TASK DESCRIPTION » Leaving the pictures out, print the lines from the first line of the listing through the line containing "import plotly.graph_objects as go", exactly as they read, and no others.

======== TASK DATA ========

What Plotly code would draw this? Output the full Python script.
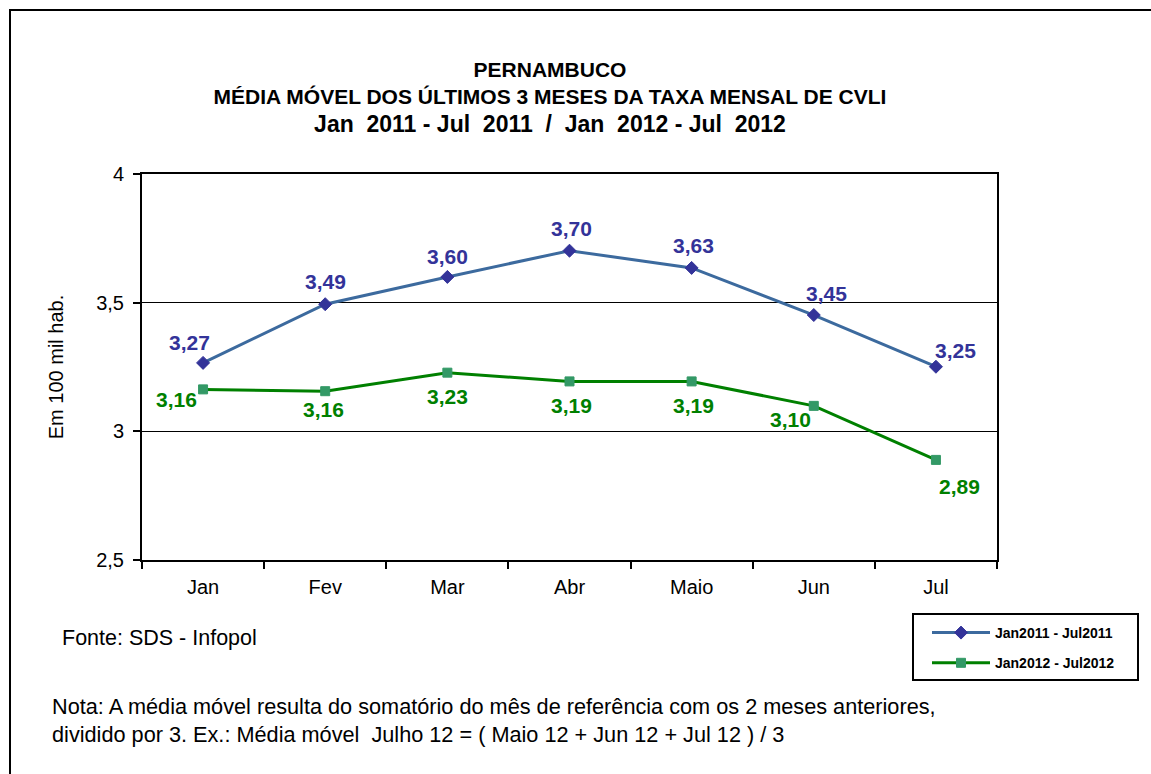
import plotly.graph_objects as go

months = ["Jan", "Fev", "Mar", "Abr", "Maio", "Jun", "Jul"]
serie_2011 = [3.266, 3.494, 3.600, 3.702, 3.635, 3.452, 3.251]
serie_2012 = [3.163, 3.156, 3.228, 3.194, 3.194, 3.099, 2.889]
name_2011 = "Jan2011 - Jul2011"
name_2012 = "Jan2012 - Jul2012"
y_ticks = [2.5, 3, 3.5, 4]

# label offsets (pixels) relative to each marker
shift_2011 = [(-14, 20), (0, 23), (0, 20), (2, 22), (2, 22), (13, 22), (20, 16)]
shift_2012 = [(-27, -10), (-2, -18), (0, -24), (2, -24), (2, -24), (-23, -14), (24, -27)]

FONT = "Liberation Sans, Arial, sans-serif"
W, H = 1151, 774
L, R, T, B = 142, 997, 174, 560
C2011_TXT, C2012_TXT = "#333399", "#008000"


def px(xp):
    return (xp - L) / (R - L)


def py(yp):
    return (B - yp) / (B - T)


fig = go.Figure()
fig.add_trace(go.Scatter(
    x=months, y=serie_2011, name=name_2011, mode="lines+markers", legendgroup="a",
    line=dict(color="#3C6A9E", width=3),
    marker=dict(symbol="diamond", size=10, color="#333399", line=dict(color="#333399", width=1)),
))
fig.add_trace(go.Scatter(
    x=months, y=serie_2012, name=name_2012, mode="lines+markers", legendgroup="b",
    line=dict(color="#008000", width=3),
    marker=dict(symbol="square", size=9, color="#339966", line=dict(color="#339966", width=1)),
))

annotations = []
for serie, shifts, col in ((serie_2011, shift_2011, C2011_TXT), (serie_2012, shift_2012, C2012_TXT)):
    for m, v, (dx, dy) in zip(months, serie, shifts):
        annotations.append(dict(
            x=m, y=v, xref="x", yref="y", text=f"{v:.2f}".replace(".", ","),
            showarrow=False, xshift=dx, yshift=dy, xanchor="center", yanchor="middle",
            font=dict(family=FONT, size=21, color=col, weight="bold"),
        ))

annotations += [
    dict(text="Fonte: SDS - Infopol", xref="paper", yref="paper",
         x=px(60), y=py(638), xanchor="left", yanchor="middle",
         showarrow=False, font=dict(size=21.5)),
    dict(text="Nota: A média móvel resulta do somatório do mês de referência com os 2 meses anteriores,<br>dividido por 3. Ex.: Média móvel  Julho 12 = ( Maio 12 + Jun 12 + Jul 12 ) / 3",
         xref="paper", yref="paper", align="left",
         x=px(50), y=py(720), xanchor="left", yanchor="middle",
         showarrow=False, font=dict(size=21.7)),
]

fig.update_layout(
    width=W, height=H,
    margin=dict(l=L, r=W - R, t=T, b=H - B),
    paper_bgcolor="white", plot_bgcolor="white",
    separators=",.",
    font=dict(family=FONT, size=20, color="black"),
    showlegend=True,
    legend=dict(
        x=px(927), y=py(617), xanchor="left", yanchor="top",
        borderwidth=0, bgcolor="rgba(0,0,0,0)",
        font=dict(family=FONT, size=14, color="black", weight="bold"),
        itemwidth=58, tracegroupgap=9,
    ),
    title=dict(
        text="PERNAMBUCO<br>MÉDIA MÓVEL DOS ÚLTIMOS 3 MESES DA TAXA MENSAL DE CVLI<br><span style='font-size:23px'>Jan  2011 - Jul  2011  /  Jan  2012 - Jul  2012</span>",
        x=550 / W, xanchor="center", y=1 - 77 / H, yanchor="top",
        font=dict(family=FONT, size=21, color="black", weight="bold"),
    ),
    xaxis=dict(
        type="category", range=[-0.5, 6.5], tickson="boundaries",
        ticks="outside", ticklen=7, tickwidth=2, tickcolor="black",
        showline=True, linecolor="black", linewidth=2, mirror=True,
        showgrid=False, tickfont=dict(size=20), ticklabelstandoff=8,
    ),
    yaxis=dict(
        range=[2.5, 4], tickvals=y_ticks, ticks="outside", ticklen=7, tickwidth=2,
        tickcolor="black", showline=True, linecolor="black", linewidth=2, mirror=True,
        showgrid=True, gridcolor="black", gridwidth=1, zeroline=False,
        tickfont=dict(size=20), ticklabelstandoff=5,
        title=dict(text="Em 100 mil hab.", font=dict(size=20), standoff=27),
    ),
    annotations=annotations,
    shapes=[
        dict(type="rect", xref="paper", yref="paper",
             x0=px(10), x1=px(1160), y0=py(790), y1=py(10),
             line=dict(color="black", width=2), fillcolor="rgba(0,0,0,0)", layer="below"),
        dict(type="rect", xref="paper", yref="paper",
             x0=px(913), x1=px(1138), y0=py(680), y1=py(614),
             line=dict(color="black", width=2), fillcolor="rgba(0,0,0,0)", layer="below"),
    ],
)

fig.write_html("out.html", config={"displayModeBar": False},
               post_script="document.body.style.margin='0';document.body.style.overflow='hidden';")
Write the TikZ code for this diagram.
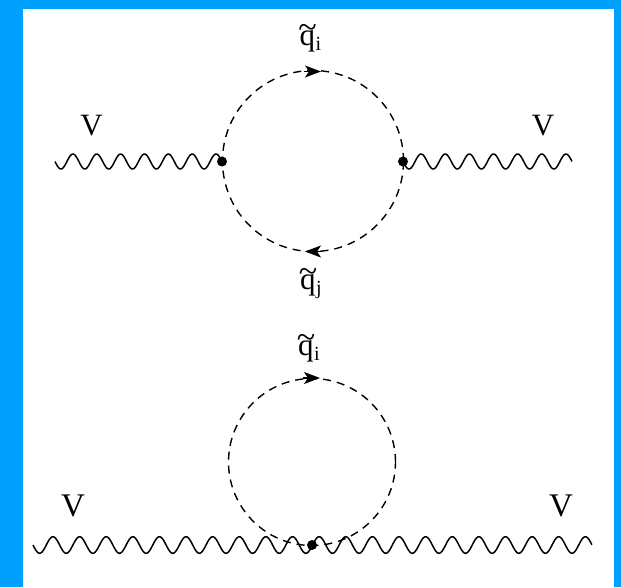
\documentclass[tikz,border=0pt]{standalone}
\usepackage{fontspec}
\setmainfont{Liberation Serif}
\usetikzlibrary{calc,arrows.meta}
\newcommand{\squark}[1]{\ooalign{q\cr\hidewidth\raisebox{7pt}{\fontsize{34}{34}\selectfont\~{}}\hidewidth\cr}\kern0.5pt\raisebox{-5pt}{\fontsize{20}{20}\selectfont #1}}
\newcommand{\wavebetween}[4]{% from, to, periods, amplitude
  \draw[wave] let \p1=(#1),\p2=(#2),\n1={\x2-\x1} in
    plot[variable=\t,domain=0:1,samples=#3*24+1] ({\x1+\n1*\t},{\y1-#4*sin(360*#3*\t)});}
\tikzset{
  x=1pt,y=-1pt,
  wave/.style={line width=1.5pt,black,line join=round},
  loopc/.style={circle,draw,line width=1.4pt,dash pattern=on 8pt off 6pt,inner sep=0pt,outer sep=0pt},
  vert/.style={circle,fill=black,inner sep=0pt,minimum size=10pt},
  lab/.style={font=\fontsize{31}{31}\selectfont,inner sep=0pt,text=black},
  labbig/.style={font=\fontsize{33}{33}\selectfont,inner sep=0pt,text=black},
  flow/.style={line width=1.3pt,-{Stealth[length=16pt,width=12pt,inset=4pt]}}
}
\begin{document}
\begin{tikzpicture}
\useasboundingbox (0,0) rectangle (621,587);
\fill[fill={rgb,255:red,0;green,160;blue,255}] (0,0) rectangle (621,587);
\fill[white] (23,9) rectangle (614,587);
% upper diagram
\node[loopc,minimum size=181pt] (loopa) at (313,161) {};
\node[vert] (a1) at (222,161.5) {};
\node[vert] (a2) at (403,161.5) {};
\coordinate (ea) at (55,161.5);
\coordinate (eb) at (572,161.5);
\wavebetween{ea}{a1.center}{7}{7.5pt}
\wavebetween{a2.center}{eb}{7}{7.5pt}
\coordinate (ta1) at (304,71.5);
\coordinate (ta2) at (321,71.5);
\draw[flow] (ta1) -- (ta2);
\coordinate (tb1) at (321,251.5);
\coordinate (tb2) at (305,251.5);
\draw[flow] (tb1) -- (tb2);
\node[lab] (va) at (91.5,126) {V};
\node[lab] (vb) at (543,126) {V};
\node[lab] (qa) at (310.5,41) {\squark{i}};
\node[lab] (qb) at (311,287) {\squark{j}};
% lower diagram
\node[loopc,minimum size=167pt] (loopb) at (312,462) {};
\node[vert] (b1) at (312,545) {};
\coordinate (ec) at (33,545);
\coordinate (ed) at (592,545);
\wavebetween{ec}{ed}{21}{8.3pt}
\coordinate (tc1) at (303,378);
\coordinate (tc2) at (320,378);
\draw[flow] (tc1) -- (tc2);
\node[labbig] (vc) at (73,506) {V};
\node[labbig] (vd) at (561,506) {V};
\node[lab] (qc) at (309,351) {\squark{i}};
\end{tikzpicture}
\end{document}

========

RESULT »
What Plotly code would draw this? Output the full Python script.
import plotly.graph_objects as go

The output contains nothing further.